Many old portraits were printed on patterned paper. The following is a crop of an old (1935) baby picture of my mother.

evelynpattern
My mother as a seven-week-old baby. This 1935 picture was printed on patterned paper. Patterned paper often adds luster and depth to photographs but it also makes it more difficult to retouch them. The Affinity Photo FFT (Fast Fourier Transform) Denoise filter can remove regular patterns without unduly softening images.

As you can see the entire picture is covered with tiny regular hexagons. Patterned prints were popular in the early and mid-20th century. The pattern adds depth and luster and has the nice side effect of making prints difficult to copy. Patterns also make retouching difficult. Retouching spots and scratches on patterned backgrounds tends to make them more, not less conspicuous. If only there was some way to remove the damn pattern before retouching. Affinity’s FFT Denoise filter does just that.

I applied the FFT Denoise filter to my mother’s baby picture and then ran through my regular retouching regime: see the following before and after diptych.

For some restorations, the ones that please or annoy me, I create a before and after diptych. I want to convince myself that my restoration work was worthwhile. Most of the time the restored image is better but in more cases than I would like the original scan is superior. And, every now and then, I cannot decide which one I like the best. This rendering of an old faded patterned print of my mother as a baby is one of those images. The original print is on patterned paper. The pattern imparts a quality that the restoration lacks. Ansel Adams once wrote that the negative is the score and the print is the performance. For restorers, the scan is the score and the restoration is the performance. Sometimes the music is glorious and clear and sometimes it's rap – rhymes with crap!
For some restorations, the ones that please or annoy me, I create a before and after diptych. I want to convince myself that my restoration work was worthwhile. Most of the time the restored image is better but in more cases than I would like the original scan is superior. And, now and then, I cannot decide which one I like the best. This rendering of an old faded patterned print of my mother as a baby is one of those images. The original print is on patterned paper. The pattern imparts a quality that the restoration lacks. Ansel Adams once wrote that the negative is the score and the print is the performance. For restorers, the scan is the score and the restoration is the performance. Sometimes the music is glorious and clear and sometimes it’s rap – rhymes with crap!

Affinity Conclusion

Affinity, like PWP, is a great value. The first Windows version is already superior to every version of Photoshop Elements I’ve ever used. It’s not as comprehensive as full Photoshop, but if you subtract the marginal features of Photoshop and keep the essential core elements, you’ve basically described Affinity’s feature set.
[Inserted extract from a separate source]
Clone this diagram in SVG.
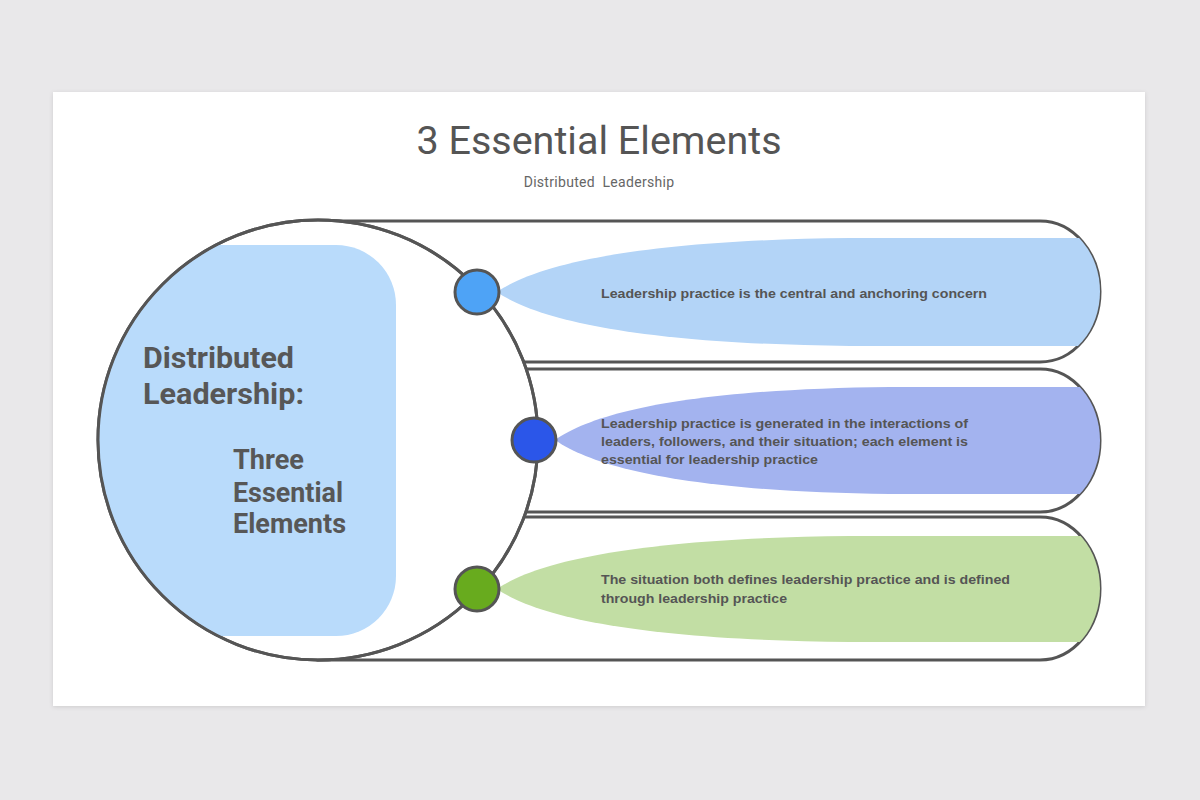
<svg xmlns="http://www.w3.org/2000/svg" width="1200" height="800" viewBox="0 0 1200 800">
  <defs>
    <style>
      .outline { fill: #ffffff; stroke: #555555; stroke-width: 3; }
      .dot { stroke: #555555; stroke-width: 3; }
      .item { font-family: "Liberation Sans", Arial, sans-serif; font-weight: bold; font-size: 13px; fill: #555555; }
      .side { font-family: Roboto, "Liberation Sans", sans-serif; font-weight: bold; fill: #575757; }
    </style>
    <filter id="shadow" x="-5%" y="-5%" width="110%" height="110%">
      <feDropShadow dx="0" dy="1" stdDeviation="2" flood-color="#000000" flood-opacity="0.12"/>
    </filter>
    <clipPath id="clip1"><path d="M 300 221 H 1040 A 60 70.5 0 0 1 1040 362 H 300 Z"/></clipPath>
    <clipPath id="clip2"><path d="M 300 369 H 1040 A 60 71.5 0 0 1 1040 512 H 300 Z"/></clipPath>
    <clipPath id="clip3"><path d="M 300 517 H 1040 A 60 71.5 0 0 1 1040 660 H 300 Z"/></clipPath>
    <clipPath id="circleClip"><circle cx="318" cy="440" r="219"/></clipPath>
  </defs>

  <rect x="0" y="0" width="1200" height="800" fill="#e9e8ea"/>
  <rect x="53" y="92" width="1092" height="614" fill="#ffffff" filter="url(#shadow)"/>

  <g id="title">
    <text x="599" y="154" text-anchor="middle" font-family="Roboto, 'Liberation Sans', sans-serif" font-size="39.5" fill="#555555">3 Essential Elements</text>
    <text x="599" y="187" text-anchor="middle" font-family="Roboto, 'Liberation Sans', sans-serif" font-size="14" letter-spacing="0.3" fill="#666666" xml:space="preserve">Distributed  Leadership</text>
  </g>

  <g id="pill1">
    <path class="outline" d="M 318 221 H 1040 A 60 70.5 0 0 1 1040 362 H 318 Z"/>
    <path clip-path="url(#clip1)" fill="#b3d4f7" d="M 497 292 C 540 262, 650 240, 850 238 L 1110 238 L 1110 346 L 850 346 C 650 344, 540 322, 497 292 Z"/>
  </g>
  <g id="pill2">
    <path class="outline" d="M 318 369 H 1040 A 60 71.5 0 0 1 1040 512 H 318 Z"/>
    <path clip-path="url(#clip2)" fill="#a3b3ef" d="M 555 440 C 598 410, 700 389, 890 387 L 1110 387 L 1110 494 L 890 494 C 700 492, 598 470, 555 440 Z"/>
  </g>
  <g id="pill3">
    <path class="outline" d="M 318 517 H 1040 A 60 71.5 0 0 1 1040 660 H 318 Z"/>
    <path clip-path="url(#clip3)" fill="#c2dea4" d="M 497 589 C 540 559, 650 538, 850 536 L 1110 536 L 1110 642 L 850 642 C 650 640, 540 619, 497 589 Z"/>
  </g>

  <g id="hub">
    <circle class="outline" cx="318" cy="440" r="220"/>
    <rect x="90" y="245" width="306" height="391" rx="60" ry="60" fill="#b9dbfb" clip-path="url(#circleClip)"/>
    <circle cx="318" cy="440" r="220" fill="none" stroke="#555555" stroke-width="3"/>
    <text class="side" x="143" y="368" font-size="29.5" textLength="151" lengthAdjust="spacingAndGlyphs">Distributed</text>
    <text class="side" x="143" y="404" font-size="29.5" textLength="161" lengthAdjust="spacingAndGlyphs">Leadership:</text>
    <text class="side" x="233" y="469" font-size="27" textLength="71" lengthAdjust="spacingAndGlyphs">Three</text>
    <text class="side" x="233" y="502" font-size="27" textLength="110" lengthAdjust="spacingAndGlyphs">Essential</text>
    <text class="side" x="233" y="533" font-size="27" textLength="113" lengthAdjust="spacingAndGlyphs">Elements</text>
  </g>

  <g id="connectors">
    <circle class="dot" cx="477" cy="292" r="22" fill="#4ea3f6"/>
    <circle class="dot" cx="534" cy="440" r="22" fill="#2b56e9"/>
    <circle class="dot" cx="477" cy="589" r="22" fill="#68ab1e"/>
  </g>

  <g id="text1">
    <text class="item" x="601" y="298" textLength="386" lengthAdjust="spacingAndGlyphs">Leadership practice is the central and anchoring concern</text>
  </g>
  <g id="text2">
    <text class="item" x="601" y="428" textLength="367" lengthAdjust="spacingAndGlyphs">Leadership practice is generated in the interactions of</text>
    <text class="item" x="601" y="446" textLength="367" lengthAdjust="spacingAndGlyphs">leaders, followers, and their situation; each element is</text>
    <text class="item" x="601" y="464" textLength="217" lengthAdjust="spacingAndGlyphs">essential for leadership practice</text>
  </g>
  <g id="text3">
    <text class="item" x="601" y="584" textLength="409" lengthAdjust="spacingAndGlyphs">The situation both defines leadership practice and is defined</text>
    <text class="item" x="601" y="603" textLength="186" lengthAdjust="spacingAndGlyphs">through leadership practice</text>
  </g>
</svg>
Affinity is a layer editor but it’s not a Photoshop clone. The UI is completely modern, RAW development is built in, sixteen-bit layers are the default, and useful stack operations like automatic alignment are a click away. Affinity also supports thirty-two-bit HDR file formats and high dynamic range composites. There’s a lot of bang for the buck: strongly recommended!


  1. If you remember what happened to Goliath siding with David doesn’t seem like much of a risk.↩︎

5 thoughts on “Affinity Photo Review

  1. I have used- don’t laugh- photoshop 5 since 1998 to do album covers. A recent computer upgrade rendered PS5 unusable. I depended on the “one click” PS conversion to CMYK to make my covers print ready. I’ve been trying to go the “free program” route to get back on track, but nothing does the one-click conversion. Affinity seems, from the info at their site, to have that capability, as well as being able to read all my old layered PSDs. I need to know, will it do this? Considering the Jurassic vintage of what I’m used to, I don’t think that’s asking too much. This info would be greatly appreciated, thank you.

    1. Greg,

      I haven’t used the CMYK facilities of Affinity but the software supports it. You would have to test your old PSDs. The oldest PSDs I’ve imported are only ten years old. Affinity is fairly inexpensive and a great value in my opinion. Good luck.

  2. i saw the photo of beirut you posted from the 60’s for the continental hotel i was wondering if you have anymore slides like it for beirut .i edit a page about the lebanese heritage if let us post them on our facebook page credited to your name
    Robert Zebib
    thank you

    1. Thanks Robert,

      Most of the slides I have from Beirut during the 1960s are of people at school. I might have a few more like the one you are referring to.

      Please feel free to us the image.

      Thanks

  3. I just recently got back into photography. I’ve owned camera’s on and off for many years, but I never did much. Digital with it’s post processing software has really changed the game for me. It’s become more fun and very interesting. Cameras have come a long way too. Every few years a person can upgrade to a new camera that betters top of the line consumer cameras of a few years earlier for a modest price.

    I recently bought Affinity Photo and I am very impressed. I’ve mostly used Lightroom and Photoshop was priced out of my reach. Since they’ve decided to go to the cloud on a paid subscription, It’s even worse for people like myself, a hobbyists. Affinity Photo has brought everything back into perspective. I’ve limited my post processing to Lightroom which in itself is a very good program, but Affinity Photo opens ups a whole new world.

    To say the least, I’m actually giddy about this software. It’s fantastic, especially given the price. I wish the developers well and hope they continue keeping the price within a realistic realm. As for Photoshop, I think they shot themselves in the foot on this one.